In my previous post, I mentioned that W.L. Gore & Associates limits their plants to 150 people. A Gore associate named Bob Hen said, "People used to ask me, how do you do your long-term planning. And I’d say, that’s easy, we put a hundred and fifty parking spaces in the lot, and when people start parking on the grass, we know it’s time to build a new plant." They don’t add to the existing plant, or start double shifts or anything, they just build a new plant with another 150 parking spaces. Why 150? "We found again and again that things get clumsy at a hundred and fifty," said Wilbert "Bill" Gore, the late founder of the company.
The Hutterites, a religious group that came out of the same tradition as the Amish and Mennonites, have a strict policy that every time one of their colonies approaches 150 people, they split in two and start a new one.
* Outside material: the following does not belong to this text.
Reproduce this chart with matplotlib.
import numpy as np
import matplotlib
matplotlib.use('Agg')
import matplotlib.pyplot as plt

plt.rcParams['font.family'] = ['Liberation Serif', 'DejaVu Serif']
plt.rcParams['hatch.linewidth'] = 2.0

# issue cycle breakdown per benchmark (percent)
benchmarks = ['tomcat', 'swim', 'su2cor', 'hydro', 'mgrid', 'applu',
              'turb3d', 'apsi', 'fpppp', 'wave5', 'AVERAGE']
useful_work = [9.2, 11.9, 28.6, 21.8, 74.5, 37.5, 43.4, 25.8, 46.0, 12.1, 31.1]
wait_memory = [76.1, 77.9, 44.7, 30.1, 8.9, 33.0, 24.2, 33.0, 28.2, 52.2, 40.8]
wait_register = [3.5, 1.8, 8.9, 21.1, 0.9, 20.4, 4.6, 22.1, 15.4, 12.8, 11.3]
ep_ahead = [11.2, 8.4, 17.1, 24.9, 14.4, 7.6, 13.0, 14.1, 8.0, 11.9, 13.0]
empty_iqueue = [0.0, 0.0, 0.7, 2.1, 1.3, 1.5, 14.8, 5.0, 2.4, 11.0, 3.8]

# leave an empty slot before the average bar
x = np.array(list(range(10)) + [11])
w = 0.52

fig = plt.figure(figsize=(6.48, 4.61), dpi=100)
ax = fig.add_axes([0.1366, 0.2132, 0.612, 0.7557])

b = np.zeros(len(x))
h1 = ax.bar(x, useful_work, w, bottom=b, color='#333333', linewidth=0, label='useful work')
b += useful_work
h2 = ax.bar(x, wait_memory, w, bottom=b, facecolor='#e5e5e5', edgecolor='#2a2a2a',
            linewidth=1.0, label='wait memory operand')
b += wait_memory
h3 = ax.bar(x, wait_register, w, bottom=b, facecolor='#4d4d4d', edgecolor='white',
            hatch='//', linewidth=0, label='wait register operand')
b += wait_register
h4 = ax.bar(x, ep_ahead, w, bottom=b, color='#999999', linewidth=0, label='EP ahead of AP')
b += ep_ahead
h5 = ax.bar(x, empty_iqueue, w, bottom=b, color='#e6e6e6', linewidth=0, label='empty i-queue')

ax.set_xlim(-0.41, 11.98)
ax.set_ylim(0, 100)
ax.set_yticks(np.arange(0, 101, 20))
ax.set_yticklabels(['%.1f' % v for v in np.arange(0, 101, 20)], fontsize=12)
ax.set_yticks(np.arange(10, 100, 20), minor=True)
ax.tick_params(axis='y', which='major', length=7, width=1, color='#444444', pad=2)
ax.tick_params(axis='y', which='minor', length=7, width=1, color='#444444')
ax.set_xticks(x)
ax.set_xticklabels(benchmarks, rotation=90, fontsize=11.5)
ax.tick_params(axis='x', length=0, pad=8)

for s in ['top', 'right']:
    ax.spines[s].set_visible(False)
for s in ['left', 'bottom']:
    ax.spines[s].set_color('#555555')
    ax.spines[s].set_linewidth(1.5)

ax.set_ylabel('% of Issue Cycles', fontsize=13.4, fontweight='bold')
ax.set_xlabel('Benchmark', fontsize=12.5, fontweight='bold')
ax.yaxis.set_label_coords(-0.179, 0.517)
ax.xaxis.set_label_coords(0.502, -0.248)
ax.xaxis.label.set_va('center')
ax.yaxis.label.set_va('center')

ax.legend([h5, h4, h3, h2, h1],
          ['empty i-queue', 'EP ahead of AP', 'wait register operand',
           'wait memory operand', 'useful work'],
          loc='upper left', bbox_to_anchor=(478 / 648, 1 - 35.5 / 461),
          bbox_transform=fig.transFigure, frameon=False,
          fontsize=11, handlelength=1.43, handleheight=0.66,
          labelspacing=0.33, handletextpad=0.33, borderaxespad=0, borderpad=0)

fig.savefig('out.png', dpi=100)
They’ve been doing this for hundreds of years. Why 150? "Keeping things under 150 just seems to be the best and most efficient way to manage a group of people," a Hutterite leader said, "When things get larger than that, people become strangers to one another."
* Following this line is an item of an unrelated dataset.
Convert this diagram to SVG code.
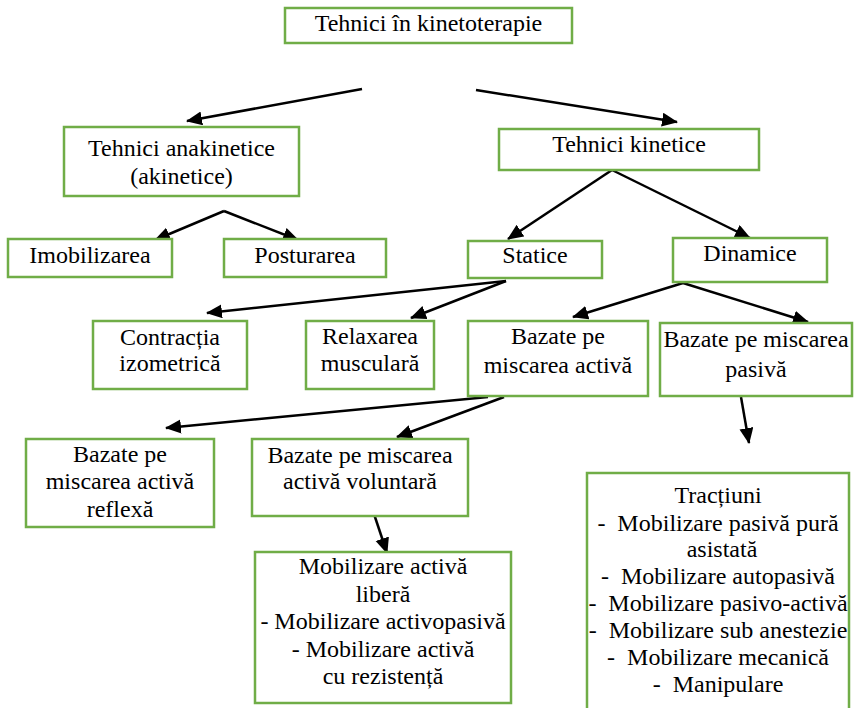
<svg xmlns="http://www.w3.org/2000/svg" width="855" height="708" viewBox="0 0 855 708">
<defs>
<marker id="ah" markerUnits="userSpaceOnUse" markerWidth="17" markerHeight="15" refX="15" refY="7" orient="auto">
<path d="M0,0 L16,7 L0,14 z" fill="#000"/>
</marker>
<style>
.box{fill:#fff;stroke:#70AD47;stroke-width:2.5}
.t{font-family:"Liberation Serif","Times New Roman",serif;font-size:24px;fill:#000;text-anchor:middle}
.c line{stroke:#000;stroke-width:2.5;marker-end:url(#ah)}
</style>
</defs>
<rect width="855" height="708" fill="#fff"/>
<g id="connectors" class="c">
<line x1="362" y1="89" x2="187" y2="121"/>
<line x1="476" y1="90" x2="677" y2="122"/>
<line x1="224" y1="211" x2="155" y2="240"/>
<line x1="224" y1="211" x2="298" y2="240"/>
<line x1="612" y1="170" x2="508" y2="239"/>
<line x1="612" y1="170" x2="750" y2="238"/>
<line x1="506" y1="281" x2="207" y2="313"/>
<line x1="506" y1="281" x2="411" y2="318"/>
<line x1="683" y1="283" x2="573" y2="317"/>
<line x1="683" y1="283" x2="808" y2="322"/>
<line x1="741" y1="397" x2="749" y2="443"/>
<line x1="488" y1="397" x2="166" y2="428"/>
<line x1="504" y1="397" x2="397" y2="437"/>
<line x1="374" y1="514" x2="387" y2="553"/>
</g>
<g id="n-root"><rect class="box" x="285" y="8" width="287" height="35"/><text class="t" x="428.5" y="31">Tehnici în kinetoterapie</text></g>
<g id="n-anakinetice"><rect class="box" x="64" y="127" width="235" height="69"/><text class="t" x="181.5" y="156">Tehnici anakinetice</text><text class="t" x="181.5" y="184">(akinetice)</text></g>
<g id="n-kinetice"><rect class="box" x="499" y="129" width="260" height="41"/><text class="t" x="629" y="152">Tehnici kinetice</text></g>
<g id="n-imobilizarea"><rect class="box" x="8" y="239" width="164" height="38"/><text class="t" x="90" y="263">Imobilizarea</text></g>
<g id="n-posturarea"><rect class="box" x="224" y="239" width="162" height="38"/><text class="t" x="305" y="263">Posturarea</text></g>
<g id="n-statice"><rect class="box" x="468" y="241" width="134" height="37"/><text class="t" x="535" y="263">Statice</text></g>
<g id="n-dinamice"><rect class="box" x="673" y="238" width="154" height="44"/><text class="t" x="750" y="261">Dinamice</text></g>
<g id="n-contractia"><rect class="box" x="93" y="321" width="154" height="68"/><text class="t" x="170" y="345">Contracția</text><text class="t" x="170" y="371">izometrică</text></g>
<g id="n-relaxarea"><rect class="box" x="306" y="321" width="128" height="68"/><text class="t" x="370" y="344">Relaxarea</text><text class="t" x="370" y="371">musculară</text></g>
<g id="n-activa"><rect class="box" x="468" y="321" width="180" height="75"/><text class="t" x="558" y="344">Bazate pe</text><text class="t" x="558" y="373">miscarea activă</text></g>
<g id="n-pasiva"><rect class="box" x="660" y="323" width="192" height="73"/><text class="t" x="756" y="347">Bazate pe miscarea</text><text class="t" x="756" y="377">pasivă</text></g>
<g id="n-reflexa"><rect class="box" x="26" y="439" width="188" height="88"/><text class="t" x="120" y="462">Bazate pe</text><text class="t" x="120" y="489">miscarea activă</text><text class="t" x="120" y="517">reflexă</text></g>
<g id="n-voluntara"><rect class="box" x="252" y="439" width="216" height="77"/><text class="t" x="360" y="463">Bazate pe miscarea</text><text class="t" x="360" y="489">activă voluntară</text></g>
<g id="n-mobilizare-activa"><rect class="box" x="255" y="552" width="256" height="151"/>
<text class="t" x="383" y="574">Mobilizare activă</text>
<text class="t" x="383" y="602">liberă</text>
<text class="t" x="383" y="629">- Mobilizare activopasivă</text>
<text class="t" x="383" y="657">- Mobilizare activă</text>
<text class="t" x="383" y="684">cu rezistență</text></g>
<g id="n-tractiuni"><rect class="box" x="587" y="473" width="262" height="250"/>
<text class="t" x="718" y="503">Tracțiuni</text>
<text class="t" x="718" y="531" xml:space="preserve">-  Mobilizare pasivă pură</text>
<text class="t" x="722" y="557">asistată</text>
<text class="t" x="718" y="584" xml:space="preserve">-  Mobilizare autopasivă</text>
<text class="t" x="718" y="611" xml:space="preserve">-  Mobilizare pasivo-activă</text>
<text class="t" x="718" y="638" xml:space="preserve">-  Mobilizare sub anestezie</text>
<text class="t" x="718" y="665" xml:space="preserve">-  Mobilizare mecanică</text>
<text class="t" x="718" y="692" xml:space="preserve">-  Manipulare</text></g>
</svg>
Military planners over the years have arrived at a rule of thumb that says functional fighting units cannot be substantially larger than 200 men, despite advances in technology that we might think would increase efficiency and the ability for larger groups to coordinate their efforts. The reason probably has soemthing to do with the fact that for people to work together as a unit, they have to be familiar with each other, the raw fact is that human beings are limited in the number of people we can be familiar with (again, despite technology – just because you have 9000 "friends" on your Myspace account doesn’t mean you have 9000 friends).
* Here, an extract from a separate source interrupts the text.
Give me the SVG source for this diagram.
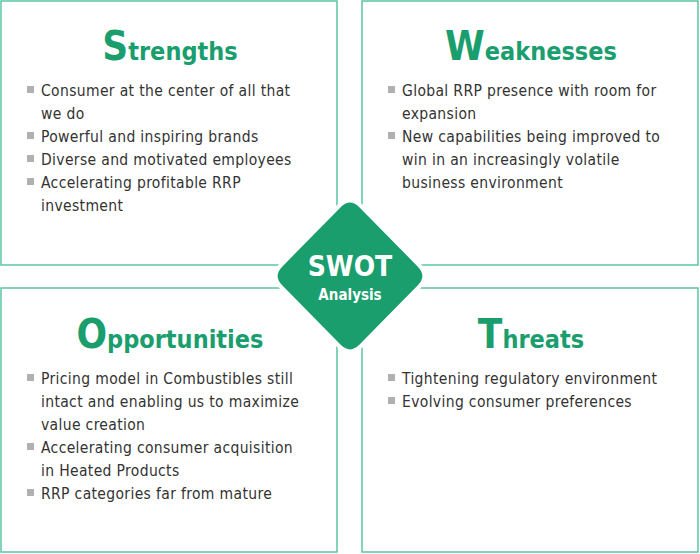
<svg xmlns="http://www.w3.org/2000/svg" width="700" height="554" viewBox="0 0 700 554">
<style>
.box{fill:#fff;stroke:#5cc4a0;stroke-width:1.5}
.h{font-family:"DejaVu Sans Condensed","Liberation Sans",sans-serif;font-weight:bold;fill:#1a9e6e;font-size:25px}
.cap{font-size:40px}
.t{font-family:"DejaVu Sans Condensed","Liberation Sans",sans-serif;font-size:15.5px;letter-spacing:0.35px;fill:#333}
.b{fill:#b0b0b0}
.w{font-family:"DejaVu Sans Condensed","Liberation Sans",sans-serif;font-weight:bold;fill:#fff;text-anchor:middle}
</style>
<rect width="700" height="554" fill="#fff"/>
<g id="strengths">
<rect class="box" x="1" y="1" width="336" height="264"/>
<text class="h" x="170" y="60" text-anchor="middle"><tspan class="cap">S</tspan>trengths</text>
<rect class="b" x="27" y="86" width="7" height="7"/><text class="t" x="41" y="96">Consumer at the center of all that</text>
<text class="t" x="41" y="119">we do</text>
<rect class="b" x="27" y="132" width="7" height="7"/><text class="t" x="41" y="142">Powerful and inspiring brands</text>
<rect class="b" x="27" y="155" width="7" height="7"/><text class="t" x="41" y="165">Diverse and motivated employees</text>
<rect class="b" x="27" y="178" width="7" height="7"/><text class="t" x="41" y="188">Accelerating profitable RRP</text>
<text class="t" x="41" y="211">investment</text>
</g>
<g id="weaknesses">
<rect class="box" x="362" y="1" width="336" height="264"/>
<text class="h" x="531" y="60" text-anchor="middle"><tspan class="cap">W</tspan>eaknesses</text>
<rect class="b" x="388" y="86" width="7" height="7"/><text class="t" x="402" y="96">Global RRP presence with room for</text>
<text class="t" x="402" y="119">expansion</text>
<rect class="b" x="388" y="132" width="7" height="7"/><text class="t" x="402" y="142">New capabilities being improved to</text>
<text class="t" x="402" y="165">win in an increasingly volatile</text>
<text class="t" x="402" y="188">business environment</text>
</g>
<g id="opportunities">
<rect class="box" x="1" y="288" width="336" height="264"/>
<text class="h" x="170" y="348" text-anchor="middle"><tspan class="cap">O</tspan>pportunities</text>
<rect class="b" x="27" y="374" width="7" height="7"/><text class="t" x="41" y="384">Pricing model in Combustibles still</text>
<text class="t" x="41" y="407">intact and enabling us to maximize</text>
<text class="t" x="41" y="430">value creation</text>
<rect class="b" x="27" y="443" width="7" height="7"/><text class="t" x="41" y="453">Accelerating consumer acquisition</text>
<text class="t" x="41" y="476">in Heated Products</text>
<rect class="b" x="27" y="489" width="7" height="7"/><text class="t" x="41" y="499">RRP categories far from mature</text>
</g>
<g id="threats">
<rect class="box" x="362" y="288" width="336" height="264"/>
<text class="h" x="531" y="348" text-anchor="middle"><tspan class="cap">T</tspan>hreats</text>
<rect class="b" x="388" y="374" width="7" height="7"/><text class="t" x="402" y="384">Tightening regulatory environment</text>
<rect class="b" x="388" y="397" width="7" height="7"/><text class="t" x="402" y="407">Evolving consumer preferences</text>
</g>
<g id="connectors"></g>
<g id="swot">
<path d="M339,206 Q350,195 361,206 L419,265 Q430,276 419,287 L361,346 Q350,357 339,346 L281,287 Q270,276 281,265 Z" fill="#1a9e6e" stroke="#fff" stroke-width="4"/>
<text class="w" x="350" y="276" font-size="28">SWOT</text>
<text class="w" x="350" y="300" font-size="15">Analysis</text>
</g>
</svg>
Of course it’s possible to do all these things with larger groups, but when groups are larger than 150, you have to impose structural and hierarchical rules and regulations to command loyalty and cohesion. When the groups are under 150, "orders can be implemented and unruly behavior controlled on the basis of personal loyalties and direct man-to-man contacts. With larger groups this becomes impossible," says anthropologist Robin Dunbar, who has done some convincing research on the "social capacity" of humans.
It’s fascinating that all of these varying groups have arrived at 150 as an optimal number for "informal" structure and cohesion to take place. I wonder if it says anything about how we build and structure our churches as they grow. Malcolm Gladwell says of W.L. Gore & Associates, "In order to be unified–in order to spread a specific, company ideology to all of its employees–Gore had to break itself up into semi-autonomous pieces. That is the paradox of the epidemic: that in order to create one contagious movement, you often have to create many small movements first."